**Exercise objective:**
Set down the data below from its first line to the line holding "const angleTicks = [0,10,20,30,40,50,60,70,80,90];", inclusive; omit all pictures.

**Data section:**
## begin
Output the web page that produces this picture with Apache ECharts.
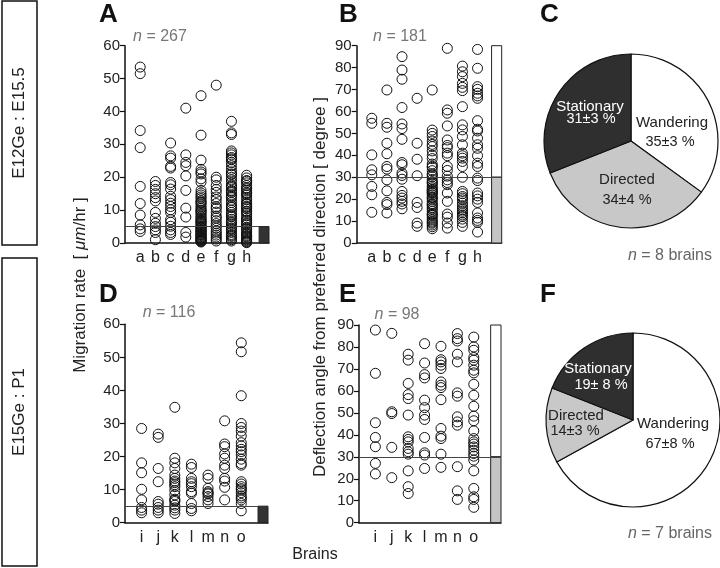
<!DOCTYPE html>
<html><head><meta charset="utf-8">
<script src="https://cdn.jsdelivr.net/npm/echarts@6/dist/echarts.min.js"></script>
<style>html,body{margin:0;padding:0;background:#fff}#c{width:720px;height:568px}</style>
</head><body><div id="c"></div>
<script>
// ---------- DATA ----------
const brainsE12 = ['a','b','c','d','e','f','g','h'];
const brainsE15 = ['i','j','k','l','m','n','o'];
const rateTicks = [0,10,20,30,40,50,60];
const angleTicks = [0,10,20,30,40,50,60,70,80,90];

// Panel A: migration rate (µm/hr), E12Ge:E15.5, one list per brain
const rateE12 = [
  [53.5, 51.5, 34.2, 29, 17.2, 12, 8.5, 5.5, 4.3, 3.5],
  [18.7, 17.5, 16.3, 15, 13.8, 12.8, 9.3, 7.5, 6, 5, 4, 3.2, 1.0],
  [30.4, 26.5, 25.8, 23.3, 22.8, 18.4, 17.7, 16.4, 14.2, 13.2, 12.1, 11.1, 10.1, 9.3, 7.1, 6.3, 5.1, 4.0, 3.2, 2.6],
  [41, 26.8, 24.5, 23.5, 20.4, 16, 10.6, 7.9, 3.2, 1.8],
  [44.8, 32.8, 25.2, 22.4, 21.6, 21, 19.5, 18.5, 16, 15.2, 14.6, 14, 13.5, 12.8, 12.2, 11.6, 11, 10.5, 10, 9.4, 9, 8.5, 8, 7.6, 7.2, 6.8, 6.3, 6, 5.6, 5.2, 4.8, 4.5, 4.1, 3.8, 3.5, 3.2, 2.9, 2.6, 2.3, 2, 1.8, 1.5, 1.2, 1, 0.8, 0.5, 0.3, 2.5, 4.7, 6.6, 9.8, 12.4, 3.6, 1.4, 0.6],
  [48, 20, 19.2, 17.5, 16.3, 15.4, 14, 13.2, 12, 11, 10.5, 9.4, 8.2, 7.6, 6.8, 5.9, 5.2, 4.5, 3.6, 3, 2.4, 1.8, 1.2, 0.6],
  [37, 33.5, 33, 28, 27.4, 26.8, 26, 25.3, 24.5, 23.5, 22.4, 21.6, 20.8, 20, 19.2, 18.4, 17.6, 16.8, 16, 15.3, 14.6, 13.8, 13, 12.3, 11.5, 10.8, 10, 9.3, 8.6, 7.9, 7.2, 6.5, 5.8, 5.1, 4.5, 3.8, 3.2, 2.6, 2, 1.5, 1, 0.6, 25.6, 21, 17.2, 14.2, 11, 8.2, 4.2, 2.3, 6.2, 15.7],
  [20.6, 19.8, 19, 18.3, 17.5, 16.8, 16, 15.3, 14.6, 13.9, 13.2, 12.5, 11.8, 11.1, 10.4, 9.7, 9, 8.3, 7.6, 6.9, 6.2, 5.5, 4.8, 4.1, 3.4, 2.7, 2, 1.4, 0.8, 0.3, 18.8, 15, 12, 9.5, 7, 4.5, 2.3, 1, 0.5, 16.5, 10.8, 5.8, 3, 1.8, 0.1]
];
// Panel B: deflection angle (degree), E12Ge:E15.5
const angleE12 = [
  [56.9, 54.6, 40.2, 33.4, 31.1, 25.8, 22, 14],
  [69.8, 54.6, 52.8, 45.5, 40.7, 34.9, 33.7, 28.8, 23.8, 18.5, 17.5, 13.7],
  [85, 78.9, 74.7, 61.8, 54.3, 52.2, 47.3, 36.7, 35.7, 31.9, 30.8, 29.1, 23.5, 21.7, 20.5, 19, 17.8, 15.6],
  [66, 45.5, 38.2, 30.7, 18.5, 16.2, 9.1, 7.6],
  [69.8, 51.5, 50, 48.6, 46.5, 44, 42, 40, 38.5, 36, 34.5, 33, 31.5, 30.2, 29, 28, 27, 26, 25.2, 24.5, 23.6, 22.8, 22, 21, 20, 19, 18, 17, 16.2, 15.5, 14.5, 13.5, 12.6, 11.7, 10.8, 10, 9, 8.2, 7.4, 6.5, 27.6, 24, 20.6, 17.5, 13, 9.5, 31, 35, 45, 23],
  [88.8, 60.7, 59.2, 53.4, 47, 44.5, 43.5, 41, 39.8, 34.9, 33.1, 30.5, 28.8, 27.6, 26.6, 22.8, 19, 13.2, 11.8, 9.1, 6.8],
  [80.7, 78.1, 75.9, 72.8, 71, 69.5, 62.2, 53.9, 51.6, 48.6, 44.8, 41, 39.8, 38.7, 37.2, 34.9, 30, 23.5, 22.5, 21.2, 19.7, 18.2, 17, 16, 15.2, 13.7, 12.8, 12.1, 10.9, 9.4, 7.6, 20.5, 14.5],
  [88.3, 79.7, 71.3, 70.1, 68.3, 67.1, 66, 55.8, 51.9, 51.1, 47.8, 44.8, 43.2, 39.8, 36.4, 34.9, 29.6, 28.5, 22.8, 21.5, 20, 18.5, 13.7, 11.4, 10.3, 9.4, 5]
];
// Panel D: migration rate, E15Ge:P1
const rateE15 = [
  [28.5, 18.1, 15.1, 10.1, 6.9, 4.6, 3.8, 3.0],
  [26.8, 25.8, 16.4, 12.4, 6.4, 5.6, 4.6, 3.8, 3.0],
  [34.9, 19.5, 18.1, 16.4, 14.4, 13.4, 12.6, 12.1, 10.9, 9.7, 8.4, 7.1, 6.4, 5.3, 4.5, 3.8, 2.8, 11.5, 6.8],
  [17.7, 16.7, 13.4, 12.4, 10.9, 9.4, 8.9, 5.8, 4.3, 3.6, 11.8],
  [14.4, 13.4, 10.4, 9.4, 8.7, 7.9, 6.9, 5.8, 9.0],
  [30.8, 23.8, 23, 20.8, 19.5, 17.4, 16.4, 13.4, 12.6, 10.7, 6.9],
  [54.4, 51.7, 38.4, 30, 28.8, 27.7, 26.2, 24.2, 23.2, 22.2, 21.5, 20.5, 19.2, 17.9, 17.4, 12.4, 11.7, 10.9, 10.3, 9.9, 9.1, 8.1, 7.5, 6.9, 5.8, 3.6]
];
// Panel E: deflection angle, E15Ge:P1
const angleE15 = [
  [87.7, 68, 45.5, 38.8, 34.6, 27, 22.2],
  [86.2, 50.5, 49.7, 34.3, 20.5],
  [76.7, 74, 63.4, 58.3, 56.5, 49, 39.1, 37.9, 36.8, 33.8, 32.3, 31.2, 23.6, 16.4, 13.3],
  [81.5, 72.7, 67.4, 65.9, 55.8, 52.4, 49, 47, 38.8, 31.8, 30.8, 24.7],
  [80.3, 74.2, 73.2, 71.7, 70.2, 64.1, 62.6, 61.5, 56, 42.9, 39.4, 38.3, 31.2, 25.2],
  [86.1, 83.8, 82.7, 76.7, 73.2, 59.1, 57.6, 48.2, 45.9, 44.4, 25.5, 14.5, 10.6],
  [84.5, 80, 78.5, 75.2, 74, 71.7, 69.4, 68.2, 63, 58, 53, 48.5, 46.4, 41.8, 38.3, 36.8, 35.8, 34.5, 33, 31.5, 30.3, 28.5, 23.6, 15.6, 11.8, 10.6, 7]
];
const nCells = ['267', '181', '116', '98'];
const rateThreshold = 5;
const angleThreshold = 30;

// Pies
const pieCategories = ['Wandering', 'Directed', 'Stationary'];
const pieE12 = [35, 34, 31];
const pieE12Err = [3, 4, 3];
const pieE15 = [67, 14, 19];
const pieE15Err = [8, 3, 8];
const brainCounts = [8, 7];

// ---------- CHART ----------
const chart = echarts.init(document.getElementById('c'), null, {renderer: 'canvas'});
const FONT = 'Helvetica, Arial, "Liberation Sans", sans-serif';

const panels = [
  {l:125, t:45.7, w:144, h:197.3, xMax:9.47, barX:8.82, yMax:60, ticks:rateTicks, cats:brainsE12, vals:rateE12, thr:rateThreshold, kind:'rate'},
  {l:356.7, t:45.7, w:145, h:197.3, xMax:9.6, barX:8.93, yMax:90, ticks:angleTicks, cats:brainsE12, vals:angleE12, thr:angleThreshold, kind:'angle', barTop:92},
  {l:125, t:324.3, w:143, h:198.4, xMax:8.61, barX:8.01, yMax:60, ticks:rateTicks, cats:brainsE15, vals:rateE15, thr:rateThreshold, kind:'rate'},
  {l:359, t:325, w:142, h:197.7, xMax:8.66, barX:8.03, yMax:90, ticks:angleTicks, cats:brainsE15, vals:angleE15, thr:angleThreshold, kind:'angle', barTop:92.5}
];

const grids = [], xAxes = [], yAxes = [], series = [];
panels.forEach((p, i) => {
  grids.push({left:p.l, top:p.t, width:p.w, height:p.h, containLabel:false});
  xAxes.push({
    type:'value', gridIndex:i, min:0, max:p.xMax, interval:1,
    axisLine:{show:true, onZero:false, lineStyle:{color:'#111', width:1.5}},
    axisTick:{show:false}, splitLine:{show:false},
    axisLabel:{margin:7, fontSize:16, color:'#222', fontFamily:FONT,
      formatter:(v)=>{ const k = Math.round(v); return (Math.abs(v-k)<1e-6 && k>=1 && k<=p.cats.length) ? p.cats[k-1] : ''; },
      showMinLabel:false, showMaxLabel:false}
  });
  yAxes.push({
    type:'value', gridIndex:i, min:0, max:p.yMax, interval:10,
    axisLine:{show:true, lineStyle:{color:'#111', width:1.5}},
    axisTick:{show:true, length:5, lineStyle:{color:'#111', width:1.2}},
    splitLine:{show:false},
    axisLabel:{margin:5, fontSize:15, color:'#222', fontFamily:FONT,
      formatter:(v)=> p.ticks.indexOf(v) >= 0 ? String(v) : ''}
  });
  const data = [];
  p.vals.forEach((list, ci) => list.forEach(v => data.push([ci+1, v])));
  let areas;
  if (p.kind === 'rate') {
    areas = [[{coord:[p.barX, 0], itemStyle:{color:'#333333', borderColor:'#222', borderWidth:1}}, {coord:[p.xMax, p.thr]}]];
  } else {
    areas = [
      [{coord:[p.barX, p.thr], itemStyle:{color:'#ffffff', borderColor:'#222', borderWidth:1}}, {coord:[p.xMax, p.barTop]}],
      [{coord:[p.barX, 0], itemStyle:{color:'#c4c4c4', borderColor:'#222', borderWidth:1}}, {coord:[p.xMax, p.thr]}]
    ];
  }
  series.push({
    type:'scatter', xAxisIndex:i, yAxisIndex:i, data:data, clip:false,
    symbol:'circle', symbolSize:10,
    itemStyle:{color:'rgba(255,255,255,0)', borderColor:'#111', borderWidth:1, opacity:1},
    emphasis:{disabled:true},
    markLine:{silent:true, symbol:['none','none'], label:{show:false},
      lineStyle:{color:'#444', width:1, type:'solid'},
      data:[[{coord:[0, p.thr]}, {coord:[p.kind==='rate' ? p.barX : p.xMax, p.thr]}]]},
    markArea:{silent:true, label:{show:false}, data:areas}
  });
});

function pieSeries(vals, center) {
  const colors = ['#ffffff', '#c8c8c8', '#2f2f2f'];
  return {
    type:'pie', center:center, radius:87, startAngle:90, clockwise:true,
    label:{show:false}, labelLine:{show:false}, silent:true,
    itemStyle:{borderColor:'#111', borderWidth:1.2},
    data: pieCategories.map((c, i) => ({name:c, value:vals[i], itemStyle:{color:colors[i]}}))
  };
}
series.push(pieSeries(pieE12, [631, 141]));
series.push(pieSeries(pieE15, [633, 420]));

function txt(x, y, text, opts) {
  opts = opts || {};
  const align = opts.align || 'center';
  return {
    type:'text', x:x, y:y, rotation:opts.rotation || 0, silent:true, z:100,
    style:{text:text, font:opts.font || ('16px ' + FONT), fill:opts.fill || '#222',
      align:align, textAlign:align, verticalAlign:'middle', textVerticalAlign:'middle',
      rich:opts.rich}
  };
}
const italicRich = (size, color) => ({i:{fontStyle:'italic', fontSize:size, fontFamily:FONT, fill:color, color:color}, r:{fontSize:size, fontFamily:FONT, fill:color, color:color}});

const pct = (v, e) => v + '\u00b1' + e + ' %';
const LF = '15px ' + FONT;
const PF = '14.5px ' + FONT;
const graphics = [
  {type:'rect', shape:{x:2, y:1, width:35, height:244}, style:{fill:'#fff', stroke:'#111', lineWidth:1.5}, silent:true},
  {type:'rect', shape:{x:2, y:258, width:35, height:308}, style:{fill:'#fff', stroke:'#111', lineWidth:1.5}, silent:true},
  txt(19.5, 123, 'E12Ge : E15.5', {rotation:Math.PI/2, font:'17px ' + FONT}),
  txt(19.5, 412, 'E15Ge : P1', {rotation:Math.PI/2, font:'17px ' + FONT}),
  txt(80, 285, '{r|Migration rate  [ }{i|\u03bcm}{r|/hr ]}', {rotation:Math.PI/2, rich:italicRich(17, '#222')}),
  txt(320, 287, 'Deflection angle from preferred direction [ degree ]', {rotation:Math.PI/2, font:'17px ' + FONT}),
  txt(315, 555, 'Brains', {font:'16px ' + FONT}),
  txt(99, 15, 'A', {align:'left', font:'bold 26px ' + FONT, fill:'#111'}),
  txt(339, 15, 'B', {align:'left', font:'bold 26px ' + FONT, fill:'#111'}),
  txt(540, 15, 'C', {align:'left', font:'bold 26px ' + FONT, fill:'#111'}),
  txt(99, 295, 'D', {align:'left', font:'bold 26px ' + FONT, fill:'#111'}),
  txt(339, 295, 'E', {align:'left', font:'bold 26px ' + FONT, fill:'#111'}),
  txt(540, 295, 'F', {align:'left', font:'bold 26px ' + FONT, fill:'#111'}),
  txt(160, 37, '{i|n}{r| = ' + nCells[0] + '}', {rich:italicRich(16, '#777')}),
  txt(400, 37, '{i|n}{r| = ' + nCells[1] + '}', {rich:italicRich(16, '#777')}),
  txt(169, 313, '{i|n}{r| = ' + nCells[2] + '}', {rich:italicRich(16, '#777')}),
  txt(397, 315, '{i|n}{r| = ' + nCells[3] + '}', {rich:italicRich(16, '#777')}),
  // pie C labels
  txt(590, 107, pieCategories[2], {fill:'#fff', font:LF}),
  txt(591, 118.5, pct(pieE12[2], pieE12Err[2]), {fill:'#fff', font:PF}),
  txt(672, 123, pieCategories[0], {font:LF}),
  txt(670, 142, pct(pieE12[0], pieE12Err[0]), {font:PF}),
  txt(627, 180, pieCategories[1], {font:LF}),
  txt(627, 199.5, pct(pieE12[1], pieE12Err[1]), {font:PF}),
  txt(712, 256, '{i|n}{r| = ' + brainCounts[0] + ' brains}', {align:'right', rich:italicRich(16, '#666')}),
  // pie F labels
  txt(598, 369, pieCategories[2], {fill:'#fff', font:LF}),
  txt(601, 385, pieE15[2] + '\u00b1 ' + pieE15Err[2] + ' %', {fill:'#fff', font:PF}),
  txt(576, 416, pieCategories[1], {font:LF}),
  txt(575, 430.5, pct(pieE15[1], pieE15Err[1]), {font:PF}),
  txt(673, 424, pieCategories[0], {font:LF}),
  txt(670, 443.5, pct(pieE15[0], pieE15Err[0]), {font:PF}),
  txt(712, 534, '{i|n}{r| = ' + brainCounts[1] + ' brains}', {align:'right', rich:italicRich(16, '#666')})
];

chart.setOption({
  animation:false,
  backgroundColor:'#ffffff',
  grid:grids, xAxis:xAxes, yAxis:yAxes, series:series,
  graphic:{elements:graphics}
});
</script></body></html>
## end
**Answer to the problem:**
Output the web page that produces this picture with Apache ECharts.
<!DOCTYPE html>
<html><head><meta charset="utf-8">
<script src="https://cdn.jsdelivr.net/npm/echarts@6/dist/echarts.min.js"></script>
<style>html,body{margin:0;padding:0;background:#fff}#c{width:720px;height:568px}</style>
</head><body><div id="c"></div>
<script>
// ---------- DATA ----------
const brainsE12 = ['a','b','c','d','e','f','g','h'];
const brainsE15 = ['i','j','k','l','m','n','o'];
const rateTicks = [0,10,20,30,40,50,60];
const angleTicks = [0,10,20,30,40,50,60,70,80,90];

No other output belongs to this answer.